During the American Revolution Ramsay served again in the Royal Navy, but once that conflict ended, unbelievably, he returned to live among the relatives of the Anishinaabeg he had killed. The Mississauga resented his presence, but fearing British retaliation if he were harmed, they simply insisted that he pay the relatives of his victims a certain amount in goods and rum. When the Anishinaabeg were drunk, however, they still threatened revenge. In 1793 at the rapids of the Miami River in Ohio, a son of one of his victims intended to kill him, and he was put on a boat for Detroit by Indian agent Alexander McKee.

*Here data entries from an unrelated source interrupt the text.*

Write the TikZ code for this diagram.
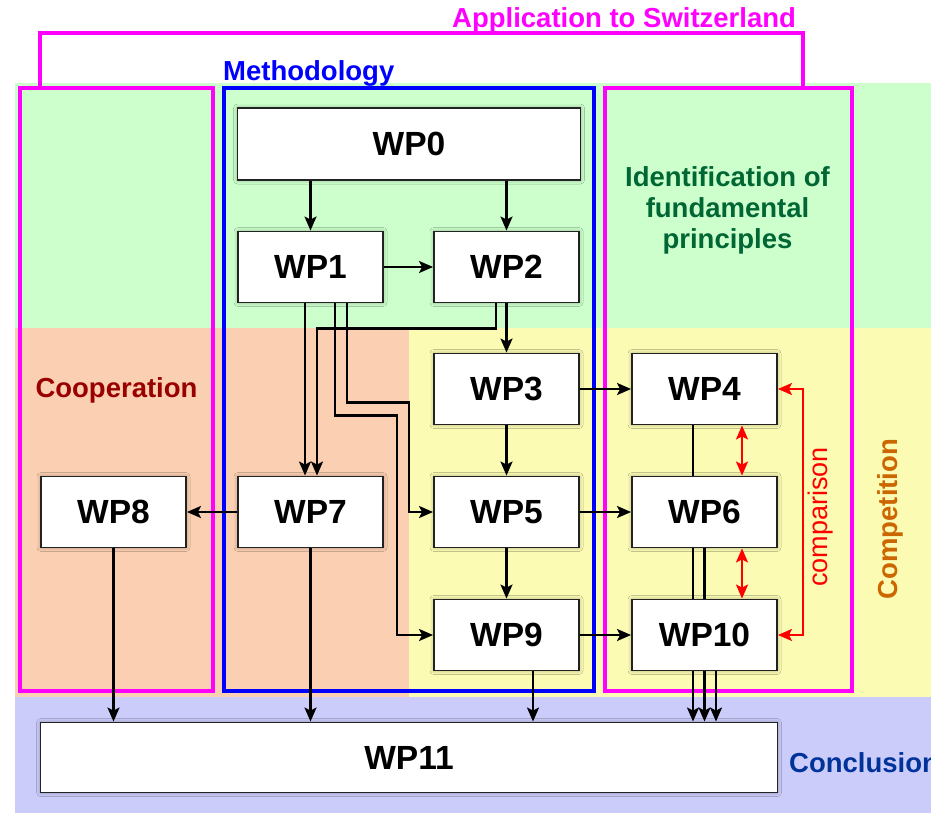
\documentclass[tikz,border=0pt]{standalone}
\usepackage{fontspec}
\setmainfont{Liberation Sans}
\usetikzlibrary{arrows.meta,calc,shadows.blur}
\pgfdeclarelayer{bg}
\pgfdeclarelayer{behind}
\pgfdeclarelayer{front}
\pgfsetlayers{bg,behind,main,front}
\definecolor{bggreen}{HTML}{CCFFCC}
\definecolor{bgpeach}{HTML}{FBCFB1}
\definecolor{bgyellow}{HTML}{FBFBB4}
\definecolor{bglav}{HTML}{CCCCFB}
\definecolor{mag}{HTML}{FF00FF}
\definecolor{meth}{HTML}{0000FF}
\definecolor{coop}{HTML}{990000}
\definecolor{ident}{HTML}{006633}
\definecolor{concl}{HTML}{003399}
\definecolor{compet}{HTML}{CC6600}
\definecolor{cmp}{HTML}{FF0000}
\definecolor{boxline}{HTML}{222222}
\tikzset{
  wpbox/.style={draw=boxline, line width=1.9pt, fill=white, minimum width=145pt,
    minimum height=71pt, inner sep=0pt, font=\fontsize{33.5}{36}\selectfont\bfseries,
    blur shadow={shadow xshift=0pt, shadow yshift=0pt, shadow blur radius=4pt, shadow opacity=35}},
  arr/.style={draw=black, line width=2.1pt, -{Stealth[length=14pt,width=12pt,inset=3pt]}},
  redarr/.style={draw=cmp, line width=2.1pt, {Stealth[length=14pt,width=12pt,inset=3pt]}-{Stealth[length=14pt,width=12pt,inset=3pt]}},
  frame/.style={line width=4.5pt},
  lbl/.style={font=\fontsize{27.5}{31}\selectfont\bfseries, inner sep=0pt}
}
\begin{document}
\begin{tikzpicture}[x=1pt,y=-1pt]
\useasboundingbox (0,0) rectangle (931,813);

% nodes
\node[wpbox, minimum width=343pt, minimum height=72pt] (wp0) at (409,144) {WP0};
\node[wpbox] (wp1) at (310.5,267) {WP1};
\node[wpbox] (wp2) at (506.5,267) {WP2};
\node[wpbox] (wp3) at (506.5,389) {WP3};
\node[wpbox] (wp4) at (704.5,389) {WP4};
\node[wpbox] (wp5) at (506.5,512) {WP5};
\node[wpbox] (wp6) at (704.5,512) {WP6};
\node[wpbox] (wp7) at (310.5,512) {WP7};
\node[wpbox] (wp8) at (113.5,512) {WP8};
\node[wpbox] (wp9) at (506.5,635) {WP9};
\node[wpbox] (wp10) at (704.5,635) {WP10};
\node[wpbox, minimum width=737pt, minimum height=70pt] (wp11) at (409,757.5) {WP11};

\begin{pgfonlayer}{bg}
  \fill[white] (0,0) rectangle (931,813);
  \fill[bggreen] (15,83) rectangle (931,328);
  \fill[bgpeach] (15,328) rectangle (409,697);
  \fill[bgyellow] (409,328) rectangle (931,697);
  \fill[bglav] (15,697) rectangle (931,813);
  \draw[mag, frame] (40,88) -- (40,33) -- (803,33) -- (803,88);
  \draw[mag, frame] (20,88) rectangle (213,691);
  \draw[meth, frame] (224,88) rectangle (594,691);
  \draw[mag, frame] (605,88) rectangle (852,691);
\end{pgfonlayer}

% labels
\node[lbl, text=mag, anchor=base west] (tapp) at (452,28) {Application to Switzerland};
\node[lbl, text=meth, anchor=base west] (tmeth) at (223,81) {Methodology};
\node[lbl, text=coop, anchor=base] (tcoop) at (116.5,397) {Cooperation};
\node[lbl, text=ident, align=center] (tident) at (727.5,210.5) {Identification of\\fundamental\\principles};
\node[lbl, text=concl, anchor=base west] (tconcl) at (789,772) {Conclusion};
\node[lbl, text=compet, anchor=base, rotate=90] (tcomp) at (897.5,519) {Competition};
\node[font=\fontsize{27}{30}\selectfont, text=cmp, inner sep=0pt, anchor=base, rotate=90] (tcmp) at (827,517) {comparison};

% coordinates for connectors
\coordinate (a1) at ($(wp1.south)+(-5.5,0)$);
\coordinate (a7) at ($(wp7.north)+(-5.5,0)$);
\coordinate (b2) at ($(wp2.south)+(-10.5,0)$);
\coordinate (b7) at ($(wp7.north)+(6.5,0)$);
\coordinate (c1) at ($(wp1.south)+(36.5,0)$);
\coordinate (c5) at ($(wp5.west)+(-24,0)$);
\coordinate (d1) at ($(wp1.south)+(24.5,0)$);
\coordinate (d9) at ($(wp9.west)+(-36,0)$);
\coordinate (e9) at ($(wp9.south)+(26.5,0)$);
\coordinate (f4) at ($(wp4.south)+(-11.5,0)$);
\coordinate (f6) at ($(wp6.south)+(0,0)$);
\coordinate (f10) at ($(wp10.south)+(11.5,0)$);
\coordinate (r4) at ($(wp4.south)+(37.5,0)$);
\coordinate (r6) at ($(wp6.south)+(37.5,0)$);

\begin{pgfonlayer}{behind}
  \draw[arr] (f4) -- (f4 |- wp11.north);
  \draw[arr] (f6) -- (f6 |- wp11.north);
\end{pgfonlayer}

\begin{pgfonlayer}{front}
  \draw[arr] (wp0.south -| wp1) -- (wp1.north);
  \draw[arr] (wp0.south -| wp2) -- (wp2.north);
  \draw[arr] (wp1.east) -- (wp2.west);
  \draw[arr] (wp2.south) -- (wp3.north);
  \draw[arr] (a1) -- (a7);
  \draw[arr] (b2) -- ++(0,25) -| (b7);
  \draw[arr] (c1) -- ++(0,99) -| (c5) -- (wp5.west);
  \draw[arr] (d1) -- ++(0,112) -| (d9) -- (wp9.west);
  \draw[arr] (wp3.south) -- (wp5.north);
  \draw[arr] (wp5.south) -- (wp9.north);
  \draw[arr] (wp3.east) -- (wp4.west);
  \draw[arr] (wp5.east) -- (wp6.west);
  \draw[arr] (wp9.east) -- (wp10.west);
  \draw[arr] (wp7.west) -- (wp8.east);
  \draw[arr] (wp8.south) -- (wp8.south |- wp11.north);
  \draw[arr] (wp7.south) -- (wp7.south |- wp11.north);
  \draw[arr] (e9) -- (e9 |- wp11.north);
  \draw[arr] (f10) -- (f10 |- wp11.north);
  \draw[redarr] (r4) -- (r4 |- wp6.north);
  \draw[redarr] (r6) -- (r6 |- wp10.north);
  \draw[redarr] (wp4.east) -- ++(25,0) |- (wp10.east);
\end{pgfonlayer}
\end{tikzpicture}
\end{document}
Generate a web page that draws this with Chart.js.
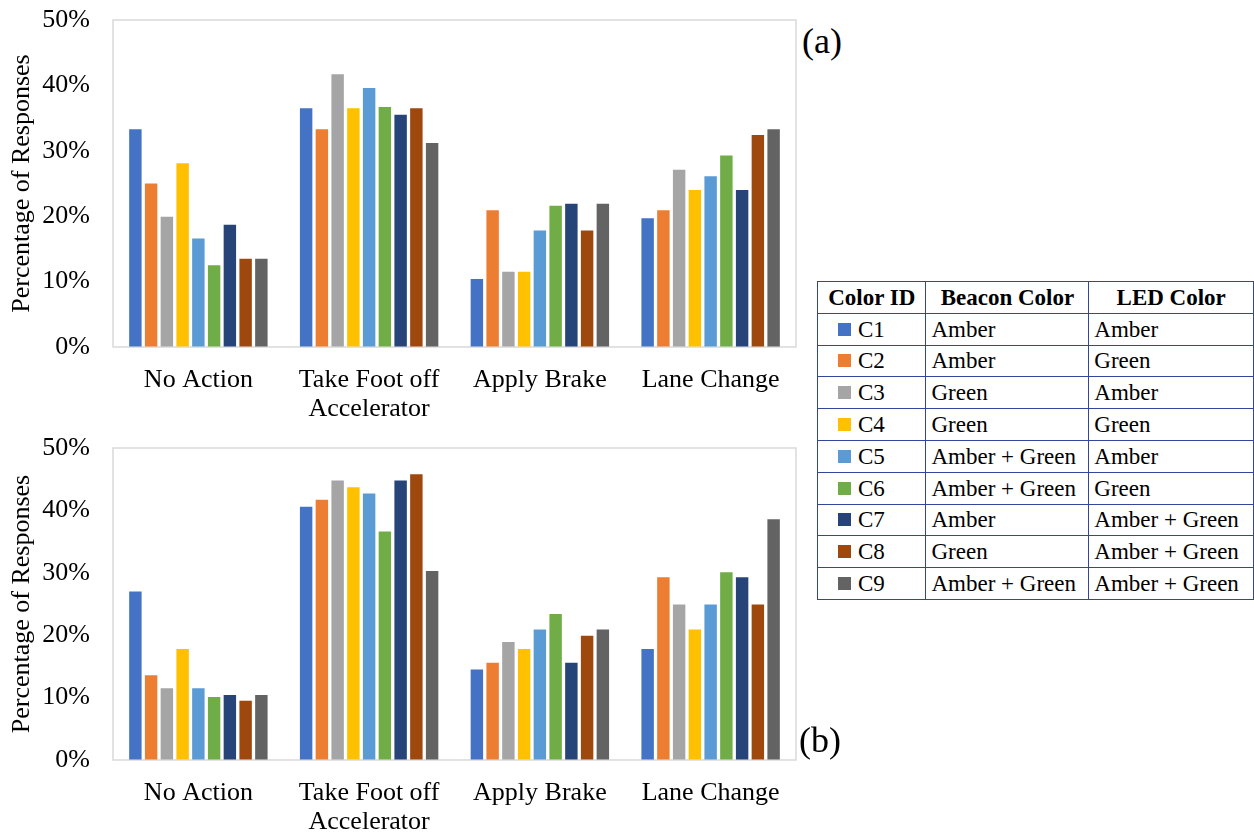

Ramsay’s relationship with the Mississauga was indeed extremely complex. Although he remarked to Patrick Campbell, a Scottish traveller for whom he was a guide in 1792, that “there was no dependence to be placed in an Indian,” he wrote out the petition on behalf of the Mississauga in the winter of 1793. As late as 1795, he was reported to be living among them, presumably on the sizeable tract of land between present-day Hamilton and Oakville that he had persuaded them to give him in 1789. Moreover, following the murder of Mississauga chief Wabakinine by a British soldier in 1796, Ramsay did write a letter in support of his sons’ petition for compensation in land.

In the non-Indigenous community, Ramsay enjoyed a measure of respect. When Campbell met Ramsay, he was earning his living carrying dispatches and money for people in the Niagara area. In July 1791, the Executive Council had approved his application for a grant of 600 acres and in 1801 he acquired lands in Kent County. When in 1810 he made out his will in New York City he reported he owned a brig, the Thames of New York. Even in Ramsay’s own lifetime the story of the killings had entered local folklore, and the form it took says much about the attitudes towards the First Nations held by early English-speaking settlers. According to a traditional account that lived on in the Long Point area until the 1890s at least, a party of nine Indians made an unprovoked attack on Ramsay one night at Long Point in 1760. Becoming drunk on his liquor, they decided to wait until morning before burning him, but while they slept, Ramsay got free and killed them all. Although settlers remembered “brave” Ramsay’s heroic self-defence, the First Nations thought differently. Joseph Brant, the distinguished Mohawk chief, termed him a “mischievous fellow” and an “unworthy rascal.”


Bibliographical Notes

My biography of Peter Jones, Sacred Feathers (Toronto, 1987), reviews the background to the history of the Mississauga in the late eighteenth and early nineteenth centuries. I have written two biographical articles on David Ramsay. I am most grateful to Helen Burgess, then editor of The Beaver magazine, the predecessor of today’s Canada’s History, for publishing “The Mississauga and David Ramsay” in their Spring 1975 issue, pp. 4-8; and later, in the 1970s and 1980s, accepting five additional articles of mine on the Anishinaabeg of southern Ontario. My second article on David Ramsay appeared in the Dictionary of Canadian Biography and is available at: http://www.biographi.ca/en/bio/ramsay_david_5E.html. For details on Anishinaabeg governance in the late eighteenth and early nineteenth centuries, see Heidi Bohaker, Doodem and Council Fire. Anishinaabe Governance through Alliance (Toronto, 2020).